Cubs' new offensive blueprint shows in big win

April 10th, 2022

CHICAGO -- The lineup that the Cubs have assembled this season lacks the familiar names of recent campaigns. That does not mean the club feels the offense will lack an ability to generate runs.

In fact, the Cubs believe they have constructed a lineup that, while absent the established star power of past years, is multi-faceted and versatile. Saturday's 9-0 win over the Brewers, combined with the North Siders' Opening Day victory, has provided an optimal blueprint.

"I want us to be an offensive club," said new Cubs hitting coach Greg Brown. "We have different ways of scoring runs, and I think that [when] you look at it from a team aspect, our goal is – we’re going to have to find runs up and down the lineup, through our bench.

"We need to be able to be a little bit more dynamic and be able to score. I think that that's our goal. It's to not be siloed into the three-run homer. I think that we need to be able to do multiple things."

Here are a few examples from Saturday's win.

1. Patience

One day after holding their own against Corbin Burnes, the reigning National League Cy Young Award winner, the Cubs forced righty Brandon Woodruff to toil through 40 pitches in the first inning.

Rafael Ortega opened with a leadoff walk, followed by a hit batsman (Nick Madrigal), another free pass (Willson Contreras) and a bases-loaded walk (Ian Happ). Chicago sent eight batters to the plate, with their only hit coming via an infield single by Jason Heyward.

"It puts a lot of pressure on the opposing pitchers, if you can get deep in the count, lay off the tough pitches, and then don't miss the ones that are over the middle,” Madrigal said. “I think that's a pretty simple game plan for us.

"It's easier said than done. There are going to be times [and] games where it doesn't go our way."

In Saturday's win, the Cubs' lineup saw 184 pitches total, averaging 4.18 per plate appearance. Last season, the MLB average was 3.94 pitches per PA, including a 3.94 showing by the Cubs overall on the year.

2. Contact ability

Seiya Suzuki and Contreras were among the batters to crush a pitch to right field, where a strong wind off Lake Michigan worked against their flight en route to outs. Patrick Wisdom's would-be grand slam in the fourth was also knocked down.

"That ball Wiz hit was absolutely crushed," Happ said. "You've got to put together some at-bats like we did against Woodruff to kind of get to the end of his rope and really force him to throw a bunch of pitches."

The Cubs churned out six hits off Woodruff, who was chased after 3 2/3 innings and 89 pitches. The two hits that drove in runs were singles. On the day overall, the Cubs only swung and missed 14 times, showing excellent discipline. They had just 26 games total in 2021 in which they whiffed 14 or fewer times.
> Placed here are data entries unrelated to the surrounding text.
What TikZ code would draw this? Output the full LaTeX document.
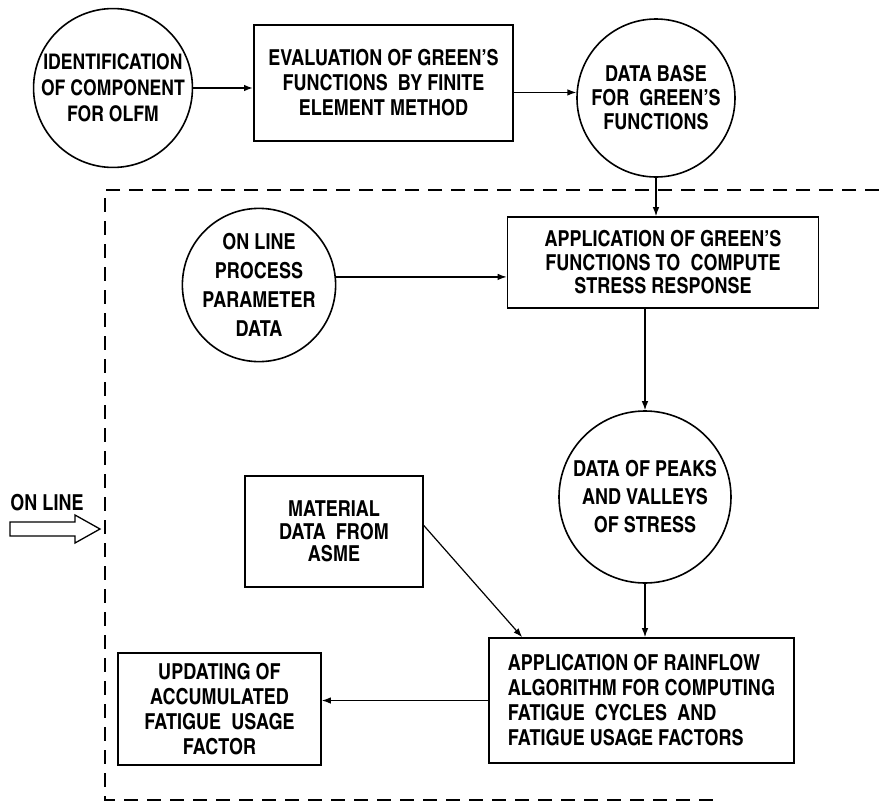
\documentclass[tikz,border=0pt]{standalone}
\usepackage{fontspec}
\setmainfont{texgyreheroscn}[Extension=.otf, UprightFont=*-bold, BoldFont=*-bold]
\usepackage{tikz}
\usetikzlibrary{arrows.meta,positioning}

\begin{document}
\begin{tikzpicture}[
  x=1pt, y=-1pt,
  font=\fontsize{22}{25}\selectfont, >={Latex[length=9pt,width=6.5pt]},
  b/.style={draw=black, line width=1.6pt, align=center, inner sep=2pt},
  box/.style={b, rectangle},
  disc/.style={b, circle, inner sep=0pt},
  a/.style={->, line width=1.2pt, draw=black},
  frame/.style={line width=1.5pt, dash pattern=on 14pt off 9pt},
]
\useasboundingbox (0,0) rectangle (879,806);
% Top row: off line preparation
\node[disc, minimum size=158pt, font=\fontsize{21.5}{26}\selectfont] (ident) at (113,88)
  {IDENTIFICATION\\OF COMPONENT\\FOR OLFM};
\node[box, minimum width=259pt, minimum height=116pt] (evalfe) at (383.5,83)
  {EVALUATION OF GREEN'S\\FUNCTIONS\ \ BY FINITE\\ELEMENT METHOD};
\node[disc, minimum size=158pt, font=\fontsize{22}{24}\selectfont] (dbase) at (656,98)
  {DATA BASE\\FOR\ \ GREEN'S\\FUNCTIONS};
\draw[a, line width=2.2pt] (ident.east) -- (ident.east -| evalfe.west);
\draw[a] (dbase.176 -| evalfe.east) -- (dbase.176);

% On line part inside the dashed frame
\draw[frame] (879,190) -- (105,190) -- (105,800) -- (717,800);
\node (onlbl) at (47,503) {ON LINE};
\draw[line width=1.3pt] (10,522) -- (75,522) -- (75,515) -- (100,529)
  -- (75,543) -- (75,536) -- (10,536) -- cycle;

\node[disc, minimum size=152pt, font=\fontsize{22}{29}\selectfont] (online) at (259,285)
  {ON LINE\\PROCESS\\PARAMETER\\DATA};
\node[box, minimum width=311pt, minimum height=91pt, font=\fontsize{22}{23.5}\selectfont] (appgreen) at (663,262.5)
  {APPLICATION OF GREEN'S\\FUNCTIONS TO\ \ COMPUTE\\STRESS RESPONSE};
\node[disc, minimum size=172pt, font=\fontsize{22}{28}\selectfont] (peaks) at (645,497)
  {DATA OF PEAKS\\AND VALLEYS\\OF STRESS};
\node[box, minimum width=178pt, minimum height=111pt, font=\fontsize{22}{22.5}\selectfont] (material) at (334,531.5)
  {MATERIAL\\DATA\ \ FROM\\ASME};
\node[box, minimum width=305pt, minimum height=125pt, align=left] (rainflow) at (641.5,700.5)
  {APPLICATION OF RAINFLOW\\ALGORITHM FOR COMPUTING\\FATIGUE\ \ CYCLES\ \ AND\\FATIGUE USAGE FACTORS};
\node[box, minimum width=203pt, minimum height=112pt] (update) at (219.5,709)
  {UPDATING OF\\ACCUMULATED\\FATIGUE\ \ USAGE\\FACTOR};

\draw[a] (dbase.south) -- (dbase.south |- appgreen.north);
\draw[a] (online.6) -- (online.6 -| appgreen.west);
\draw[a] (peaks.north |- appgreen.south) -- (peaks.north);
\draw[a] (peaks.south) -- (peaks.south |- rainflow.north);
\draw[a] ([yshift=6pt]material.east) -- ([xshift=34pt]rainflow.north west);
\draw[a] (rainflow.west) -- (rainflow.west -| update.east);
\end{tikzpicture}
\end{document}
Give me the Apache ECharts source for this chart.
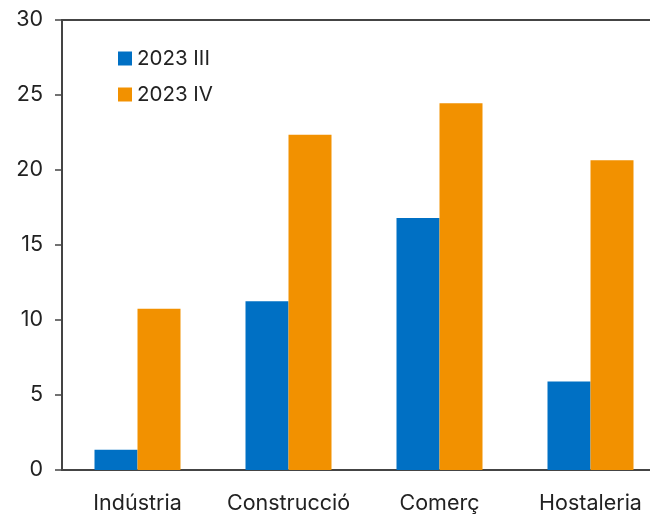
<!DOCTYPE html>
<html>
<head>
<meta charset="utf-8">
<script src="https://cdn.jsdelivr.net/npm/echarts@6/dist/echarts.min.js"></script>
<style>
  html, body { margin: 0; padding: 0; background: #fff; overflow: hidden; }
  /* the plot runs slightly past the right edge of the page */
  #chart { width: 666px; height: 515px; }
</style>
</head>
<body>
<div id="chart"></div>
<script>
const categories = ['Indústria', 'Construcció', 'Comerç', 'Hostaleria'];
const seriesNames = ['2023 III', '2023 IV'];
const valuesIII = [1.35, 11.25, 16.8, 5.9];
const valuesIV = [10.75, 22.35, 24.45, 20.65];
const yTicks = [0, 5, 10, 15, 20, 25, 30];

const fontFamily = 'Inter, "Noto Sans", sans-serif';
const textColor = '#222';
const axisColor = '#444';

const chart = echarts.init(document.getElementById('chart'), null, { renderer: 'canvas' });
chart.setOption({
  animation: false,
  textStyle: { fontFamily: fontFamily },
  grid: { left: 62, right: 0, top: 20, bottom: 45, containLabel: false },
  legend: {
    orient: 'vertical',
    left: 113,
    top: 43,
    itemWidth: 14,
    itemHeight: 14,
    itemGap: 15,
    icon: 'rect',
    textStyle: { fontSize: 20.5, color: textColor, fontFamily: fontFamily },
    data: seriesNames
  },
  xAxis: [{
    type: 'category',
    data: categories,
    axisLine: { show: true, lineStyle: { color: axisColor, width: 2 } },
    axisTick: { show: false },
    axisLabel: { interval: 0, fontSize: 21.5, color: textColor, margin: 23, fontFamily: fontFamily }
  }, {
    type: 'category',
    position: 'top',
    data: categories,
    axisLine: { show: true, lineStyle: { color: axisColor, width: 2 } },
    axisTick: { show: false },
    axisLabel: { show: false }
  }],
  yAxis: {
    type: 'value',
    min: yTicks[0],
    max: yTicks[yTicks.length - 1],
    interval: 5,
    axisLine: { show: true, lineStyle: { color: axisColor, width: 2 } },
    axisTick: { show: true, length: 7, lineStyle: { color: axisColor, width: 1.5 } },
    splitLine: { show: false },
    axisLabel: { fontSize: 21.5, color: textColor, margin: 19, fontFamily: fontFamily }
  },
  series: [{
    name: seriesNames[0],
    type: 'bar',
    data: valuesIII,
    barWidth: 43,
    barGap: '0%',
    itemStyle: { color: '#0070C4' }
  }, {
    name: seriesNames[1],
    type: 'bar',
    data: valuesIV,
    barWidth: 43,
    barGap: '0%',
    itemStyle: { color: '#F29100' }
  }]
});
</script>
</body>
</html>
"I don't know that power is going to be our strongest suit," Cubs manager David Ross said, “but the good at-bats and turning over to the next guy seems to be a trend already that I love.
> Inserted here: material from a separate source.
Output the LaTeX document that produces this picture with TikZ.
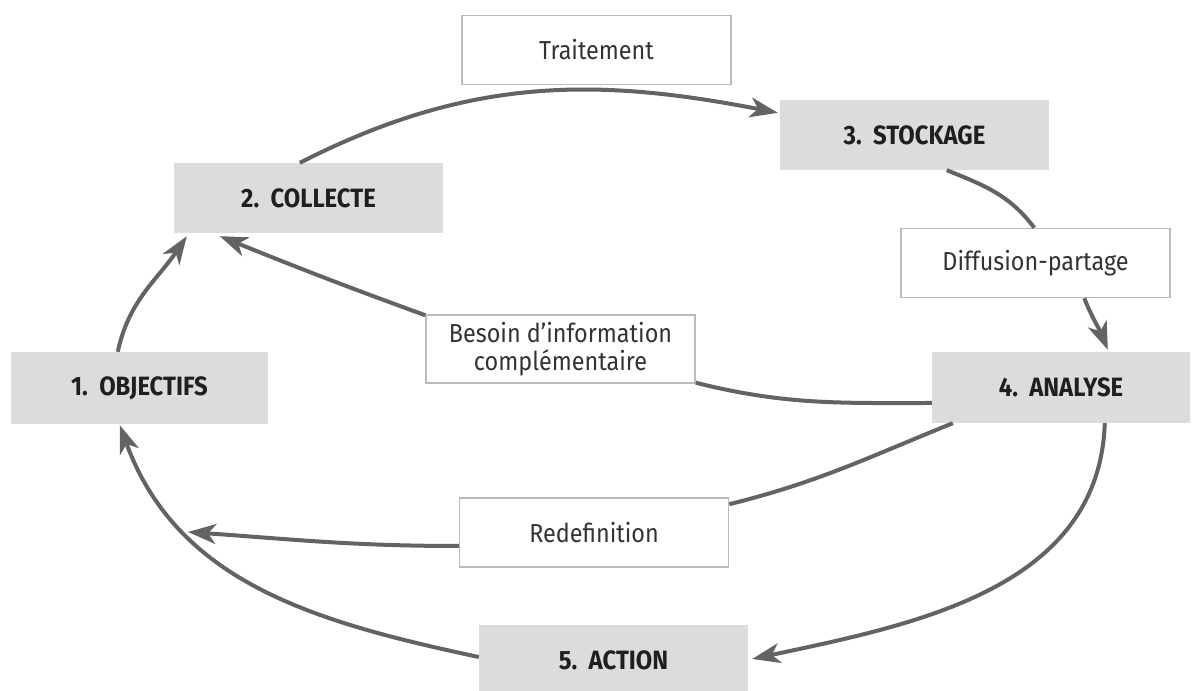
\documentclass[tikz,border=0pt]{standalone}
\usepackage{fontspec}
\setmainfont{Fira Sans}[FakeStretch=0.9]
\usetikzlibrary{arrows.meta,calc}
\definecolor{boxgray}{HTML}{DCDCDC}
\definecolor{bordergray}{HTML}{BBBBBB}
\definecolor{linegray}{HTML}{636363}
\begin{document}
\begin{tikzpicture}[x=1pt,y=1pt,
  stagebox/.style={fill=boxgray, minimum width=269pt, minimum height=70pt, inner sep=0pt,
    font=\fontsize{26.5}{30}\selectfont\bfseries, text=black!88},
  labelbox/.style={draw=bordergray, line width=1.5pt, fill=white, minimum width=269pt,
    minimum height=69pt, inner sep=0pt, align=center,
    font=\fontsize{26}{28}\selectfont, text=black!80},
  flow/.style={draw=linegray, line width=4pt},
  tip/.style={-{Stealth[length=28pt,width=20pt,inset=8pt]}}
]
\useasboundingbox (0,0) rectangle (1192,691);

% stages of the cycle
\node[stagebox, minimum width=257pt, minimum height=72pt] (obj) at (139.5,303) {1.~~OBJECTIFS};
\node[stagebox] (col) at (308.5,493) {2.~~COLLECTE};
\node[stagebox] (sto) at (914.5,556) {3.~~STOCKAGE};
\node[stagebox, minimum width=258pt, minimum height=71pt] (ana) at (1061,303.5) {4.~~ANALYSE};
\node[stagebox] (act) at (613.5,31) {5.~~ACTION};

% labelled steps between stages
\node[labelbox] (tra) at (596.5,641) {Traitement};
\node[labelbox] (dif) at (1035.5,428) {Diffusion-partage};
\node[labelbox, minimum height=68pt] (bes) at (560.5,342) {Besoin d’information\\compl\'ementaire};
\node[labelbox] (red) at (594,158.5) {Redefinition};

\coordinate (redtip) at (188,159);

% connectors
\draw[flow, tip] ($(obj.north west)+(107,0)$) to[out=78, in=236] ($(col.south west)+(13,-3)$);
\draw[flow, tip] ($(col.north west)+(126,0)$) to[out=27, in=169] ($(sto.north west)+(-2,-13)$);
\draw[flow] ($(sto.south west)+(167,0)$) to[out=-22, in=127] ($(dif.north west)+(134,0)$);
\draw[flow, tip] ($(dif.south west)+(184,0)$) to[out=-68, in=112] ($(ana.north west)+(176,2)$);
\draw[flow] ($(ana.west)+(0,-15.5)$) to[out=180, in=-14] ($(bes.south east)+(0,1)$);
\draw[flow, tip] ($(bes.north west)+(0,-1)$) to[out=160, in=-22] ($(col.south west)+(46,-3)$);
\draw[flow] ($(ana.south west)+(21,0)$) to[out=-158, in=14] ($(red.north east)+(0,-7)$);
\draw[flow, tip] ($(red.west)+(0,-13.5)$) to[out=180, in=-4] (redtip);
\draw[flow, tip] ($(ana.south west)+(173,0)$) to[out=-92, in=12] ($(act.east)+(4,1)$);
\draw[flow, tip] ($(act.west)+(0,3)$) to[out=168, in=-70] ($(obj.south west)+(109,-1)$);
\end{tikzpicture}
\end{document}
"And that -- with these guys, their characteristics -- should play out, if we continue to put these guys in the right spots. That's the kind of offense I hope we can have."

3. Aggressive baserunning

During Spring Training, third-base coach Willis Harris' message to the team was to err on the side of aggressiveness on the basepaths. If they ran into outs in the preseason, at least it was a way to test limits in preparation for the season.

"It's just seeing how far we can push the envelope," Cubs outfielder Michael Hermosillo explained during the spring.

In the sixth inning against the Brewers, that mindset paid off. With the bases loaded, Wisdom hit a hard grounder to shortstop Willy Adames. The Milwaukee infielder looked to second, hesitated and then fired the ball to first base.

With two outs, Frank Schwindel -- who was on second base -- kept hustling around third and toward home. Wisdom was narrowly safe at first and Schwindel slid after Happ scored for the second run on the play.

"A big part of that was Willie in his ear, yelling at him," Ross said. "If you watched Frank after he slid in and ran back around toward the dugout, he gave Willie a big fist pump.

"That's what Willie brings. He's always got his attention to detail, and he doesn't lose sight of what's about to happen. He's got good vision there."